According the American Cancer Society, almost all smokers start when they are young. Each day more than 4,000 youth under the age of 18 try their first cigarette and another 1,100 become regular, daily smokers, putting them at risk for a host of smoking-related problems, including:
- Shortness of breath
- More frequent headaches
- Increased phlegm (mucus)
- Respiratory illnesses
- Worse cold and flu symptoms
- Reduced physical fitness
- Poor lung growth and function
- Worse overall health
- Addiction to nicotine
In fact, the younger one is when they begin to smoke, the more likely they are to smoke as an adult. This is because most young smokers are already addicted to nicotine and thus find it hard to quit. Over time, smoking can lead to more serious problems such as early heart disease and stroke; gum disease and tooth loss; chronic lung diseases like emphysema and bronchitis; hearing loss; and, vision problems.
On average, about 60 percent of high school smokers will still be smoking 7 to 9 years later.

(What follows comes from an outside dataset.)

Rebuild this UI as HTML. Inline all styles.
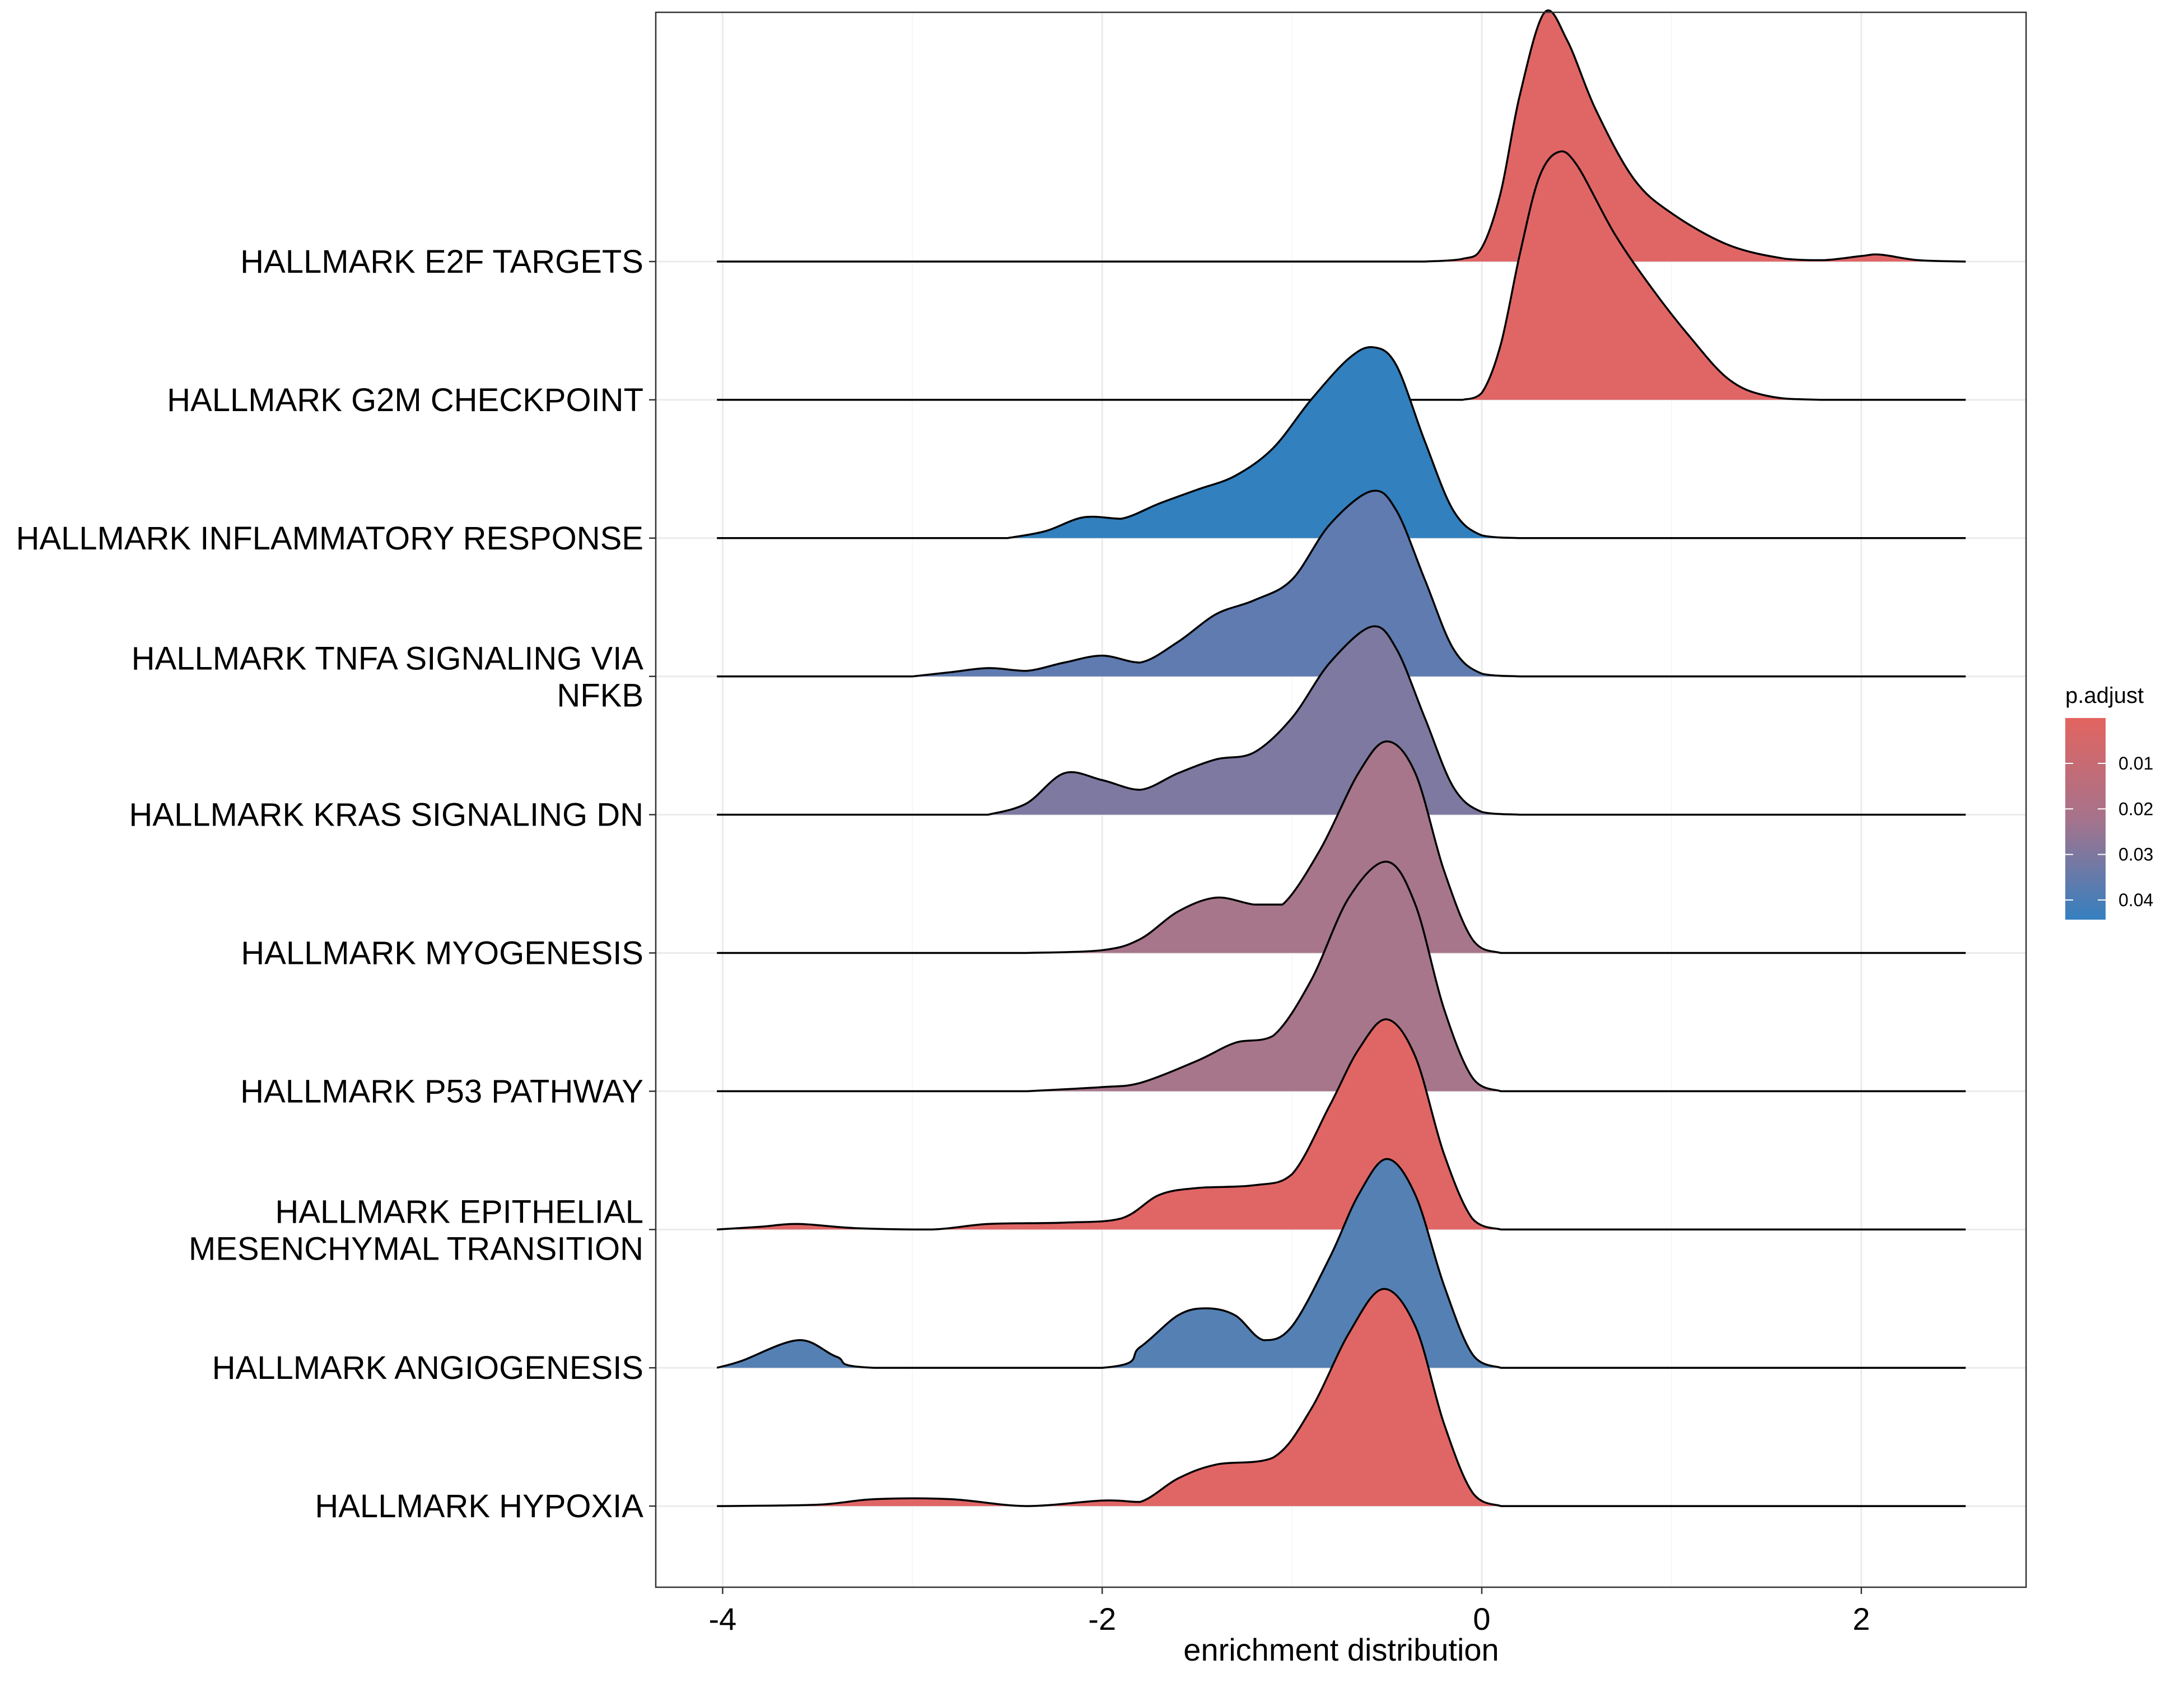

In addition to cigarettes, other forms of tobacco are commonly used by youth including: spit or smokeless tobacco, clove cigarettes (i.e., kreteks), flavored cigarettes (i.e., bidis), small cigars, hookahs (i.e., water pipes). Though different in form to cigarettes, all of these tobacco products carry great risks to users and can cause serious health problems.
What can I do to prevent or stop tobacco use?
The best thing to do is keep kids from starting to use tobacco in the first place by talking about the dangers of tobacco use at an early age. Studies have found that talking to children as young as 5 or 6 years old and continuing the conversation until high school can have a profound effect on preventing tobacco use. A great resource is the truth anti-smoking campaign, which has been very successful in preventing youth smoking.
For those who already use tobacco, many free programs are available to help smokers and other tobacco users kick the habit. The CDC and the American Cancer Society both have helpful online tools for quitting. Other practical steps, such as the Five D’s may help those who are trying to quit tobacco get through tough times.
The Five Ds:
- Delay: The craving will eventually go away.
- Deep breath: Take a few calming deep breaths.
- Drink water: It will help flush out the chemicals.
- Do something else: Find a new, healthy habit.
- Discuss: Talk about your thoughts and feelings.
Reminder: Be patient and kind to people trying to quit smoking — it’s not easy! Nicotine is an addiction, and it takes more than willpower to quit.